Caroline Denervaud’s Paintings Are a Dialogue Between Art and Dance

It was French artist Yves Klein who, in 1960, first used women’s bodies as canvases, covering them in blue paint to study the impressions they made on paper, while an orchestra played on. Swiss-born multi-disciplinary artist Caroline Denervaud’s vibrant, abstract artworks recall Klein’s pioneering performative work, and also comprise the emotionally raw, humanistic approach to movement as seen in the works of visionary German dance choreographer Pina Bausch. “She was the first person who inspired me,” recalls Denervaud. “The way she created stories that told of the relationships between humans were so truthful and so emotional.”
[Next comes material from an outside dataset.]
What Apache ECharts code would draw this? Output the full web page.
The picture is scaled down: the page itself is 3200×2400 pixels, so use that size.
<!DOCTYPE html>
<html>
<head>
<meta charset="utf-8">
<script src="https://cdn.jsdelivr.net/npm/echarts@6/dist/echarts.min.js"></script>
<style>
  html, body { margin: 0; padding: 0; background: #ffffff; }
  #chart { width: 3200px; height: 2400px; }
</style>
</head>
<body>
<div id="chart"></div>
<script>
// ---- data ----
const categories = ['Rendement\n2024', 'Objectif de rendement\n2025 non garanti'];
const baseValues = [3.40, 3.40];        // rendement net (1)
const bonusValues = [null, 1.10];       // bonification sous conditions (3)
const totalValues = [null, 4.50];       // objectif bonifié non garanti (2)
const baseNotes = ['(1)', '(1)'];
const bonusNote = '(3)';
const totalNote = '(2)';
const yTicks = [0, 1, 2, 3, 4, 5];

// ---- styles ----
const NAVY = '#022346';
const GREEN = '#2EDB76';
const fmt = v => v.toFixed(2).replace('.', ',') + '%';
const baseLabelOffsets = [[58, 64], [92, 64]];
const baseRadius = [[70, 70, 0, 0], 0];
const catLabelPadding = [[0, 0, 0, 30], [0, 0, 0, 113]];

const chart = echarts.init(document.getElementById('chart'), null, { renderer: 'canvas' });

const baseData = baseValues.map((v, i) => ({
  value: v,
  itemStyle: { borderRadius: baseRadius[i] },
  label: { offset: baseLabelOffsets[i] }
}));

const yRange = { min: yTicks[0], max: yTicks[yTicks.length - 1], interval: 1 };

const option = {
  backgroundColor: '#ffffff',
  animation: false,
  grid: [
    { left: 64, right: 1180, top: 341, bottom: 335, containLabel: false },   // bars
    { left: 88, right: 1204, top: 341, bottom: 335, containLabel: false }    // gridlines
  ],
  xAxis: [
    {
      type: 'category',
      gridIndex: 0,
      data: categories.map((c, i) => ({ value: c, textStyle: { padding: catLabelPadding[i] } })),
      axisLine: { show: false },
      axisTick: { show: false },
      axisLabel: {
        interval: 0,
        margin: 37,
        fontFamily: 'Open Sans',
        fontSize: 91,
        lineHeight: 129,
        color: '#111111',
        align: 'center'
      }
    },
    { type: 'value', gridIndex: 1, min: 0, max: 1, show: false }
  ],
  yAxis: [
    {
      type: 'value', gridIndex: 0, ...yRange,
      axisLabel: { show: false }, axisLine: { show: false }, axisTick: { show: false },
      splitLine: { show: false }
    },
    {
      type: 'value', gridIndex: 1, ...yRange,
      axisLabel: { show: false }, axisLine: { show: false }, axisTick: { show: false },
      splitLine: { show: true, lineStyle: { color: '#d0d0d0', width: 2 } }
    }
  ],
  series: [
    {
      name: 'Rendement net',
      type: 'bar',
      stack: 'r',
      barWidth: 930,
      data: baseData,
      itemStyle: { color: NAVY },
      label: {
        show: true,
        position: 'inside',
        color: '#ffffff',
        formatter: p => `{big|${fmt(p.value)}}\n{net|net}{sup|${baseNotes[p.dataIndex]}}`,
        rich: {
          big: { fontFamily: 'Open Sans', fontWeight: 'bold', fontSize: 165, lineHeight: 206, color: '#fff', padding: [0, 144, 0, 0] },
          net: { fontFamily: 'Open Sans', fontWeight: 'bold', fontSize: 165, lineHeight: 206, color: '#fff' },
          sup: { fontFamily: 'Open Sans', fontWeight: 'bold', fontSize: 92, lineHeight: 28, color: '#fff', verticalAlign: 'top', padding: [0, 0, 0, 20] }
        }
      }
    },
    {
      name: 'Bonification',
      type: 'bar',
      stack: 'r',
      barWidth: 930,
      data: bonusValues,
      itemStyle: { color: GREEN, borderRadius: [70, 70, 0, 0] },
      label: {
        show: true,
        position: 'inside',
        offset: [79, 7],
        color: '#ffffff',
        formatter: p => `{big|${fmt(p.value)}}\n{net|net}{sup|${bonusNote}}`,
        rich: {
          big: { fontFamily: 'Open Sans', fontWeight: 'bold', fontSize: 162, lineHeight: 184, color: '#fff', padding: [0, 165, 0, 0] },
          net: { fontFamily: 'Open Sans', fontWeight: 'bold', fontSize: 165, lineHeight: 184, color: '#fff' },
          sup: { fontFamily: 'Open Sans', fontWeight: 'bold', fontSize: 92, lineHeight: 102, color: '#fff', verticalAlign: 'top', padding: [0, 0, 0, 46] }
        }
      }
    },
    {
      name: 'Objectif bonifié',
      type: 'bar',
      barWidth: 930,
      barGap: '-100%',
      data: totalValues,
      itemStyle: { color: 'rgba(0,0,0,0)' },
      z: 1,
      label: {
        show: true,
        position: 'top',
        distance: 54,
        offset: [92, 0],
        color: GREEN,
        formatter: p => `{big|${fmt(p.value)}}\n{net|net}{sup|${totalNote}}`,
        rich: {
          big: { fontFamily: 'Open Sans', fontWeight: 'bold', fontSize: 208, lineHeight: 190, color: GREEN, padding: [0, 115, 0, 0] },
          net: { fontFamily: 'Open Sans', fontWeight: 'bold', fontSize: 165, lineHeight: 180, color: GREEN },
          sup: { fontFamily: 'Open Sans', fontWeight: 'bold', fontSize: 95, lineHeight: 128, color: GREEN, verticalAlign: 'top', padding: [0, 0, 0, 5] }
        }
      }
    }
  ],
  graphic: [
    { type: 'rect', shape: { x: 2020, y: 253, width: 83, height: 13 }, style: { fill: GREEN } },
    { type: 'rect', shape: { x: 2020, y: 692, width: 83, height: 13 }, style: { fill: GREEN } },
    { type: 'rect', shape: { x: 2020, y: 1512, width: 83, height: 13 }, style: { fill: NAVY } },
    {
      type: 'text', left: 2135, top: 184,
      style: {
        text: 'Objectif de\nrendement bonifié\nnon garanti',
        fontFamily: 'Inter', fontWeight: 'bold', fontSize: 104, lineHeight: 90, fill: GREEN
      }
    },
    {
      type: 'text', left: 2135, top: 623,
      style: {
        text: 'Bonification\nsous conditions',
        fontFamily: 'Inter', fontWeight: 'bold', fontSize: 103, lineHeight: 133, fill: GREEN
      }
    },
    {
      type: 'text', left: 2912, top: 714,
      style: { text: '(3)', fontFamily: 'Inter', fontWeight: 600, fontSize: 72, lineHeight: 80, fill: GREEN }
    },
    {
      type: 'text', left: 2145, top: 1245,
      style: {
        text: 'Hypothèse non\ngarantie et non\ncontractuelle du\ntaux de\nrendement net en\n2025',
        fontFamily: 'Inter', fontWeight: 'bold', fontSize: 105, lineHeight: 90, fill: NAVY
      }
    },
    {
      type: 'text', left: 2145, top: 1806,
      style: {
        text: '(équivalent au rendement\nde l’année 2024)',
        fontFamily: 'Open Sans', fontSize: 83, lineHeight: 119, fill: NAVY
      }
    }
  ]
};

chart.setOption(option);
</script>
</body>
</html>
Transforming her passion for movement into painting, Denervaud creates a poetic and sensual dialogue between the body and dance, using sweeping organic gestures and motions to gracefully compose sculptural shapes with an improvised rhythm. The pronounced lines of her drawings are traced onto paper or canvas, later adding ink to reveal the structure of the final painting. There is an emotive bond with color in the predominance of deep pink and red, ochre and a Klein-esque blue — expressive hues that communicate the energy in her connection to dance. In contrast, her videos and stills juxtapose grainy monochrome, revealing the raw spirit behind her compositions.

Denervaud’s explorative works have decorated the bedrooms of the Hotel Les Roches Rouge on the French Riviera, and also appeared in the A/W ’18 collection of fashion designer Roksanda Ilincic, who, famously, asked Denervaud to create a mural for the dining room wall of a penthouse apartment she designed in London’s King’s Cross.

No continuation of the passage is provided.